Our calculator handles these calculations for you, but understanding the underlying principles helps you interpret the results correctly.
Interpreting the p-value
Interpreting the p-value requires understanding the context of your study and the significance level you've chosen (commonly 0.05).
- p ≤ 0.05: Statistically significant result (reject the null hypothesis)
- 0.05 < p ≤ 0.1: Marginally significant result
- p > 0.1: Not statistically significant
Remember that statistical significance does not necessarily imply practical significance. Always consider effect sizes and confidence intervals when interpreting your results.
Common mistakes to avoid
When calculating and interpreting p-values, be aware of these common pitfalls:
- Ignoring the assumptions of your statistical test
- Misinterpreting p-values as probabilities of the null hypothesis being true
- Using p-values to confirm rather than test hypotheses
- Failing to report effect sizes and confidence intervals
- Ignoring multiple testing corrections when performing many tests
FAQ
What does a p-value of 0.04 mean?
A p-value of 0.04 means there is a 4% probability of observing your data (or something more extreme) if the null hypothesis is true. This is typically considered statistically significant at the 0.05 level.

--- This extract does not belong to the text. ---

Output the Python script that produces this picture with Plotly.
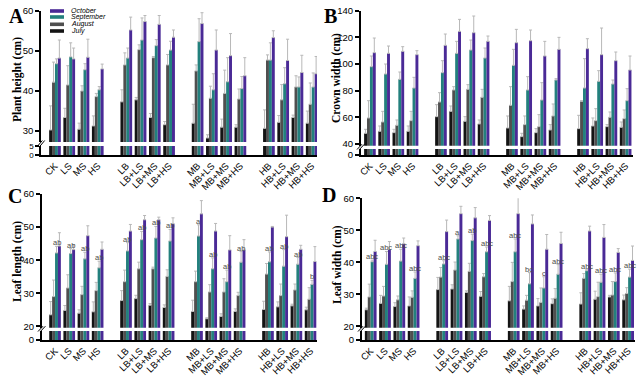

Can I use the p-value to prove my hypothesis?
No. A small p-value indicates your results are unlikely if the null hypothesis is true, but it doesn't prove your alternative hypothesis. Always consider other evidence and the context of your study.
What if my p-value is 0.06?
A p-value of 0.06 suggests your results are not statistically significant at the 0.05 level. This doesn't mean your results are invalid, just that you don't have enough evidence to reject the null hypothesis.
How do I report p-values in my paper?
Report exact p-values (e.g., p = 0.042) rather than rounded values. If you have multiple comparisons, report the adjusted p-values and the method used for correction.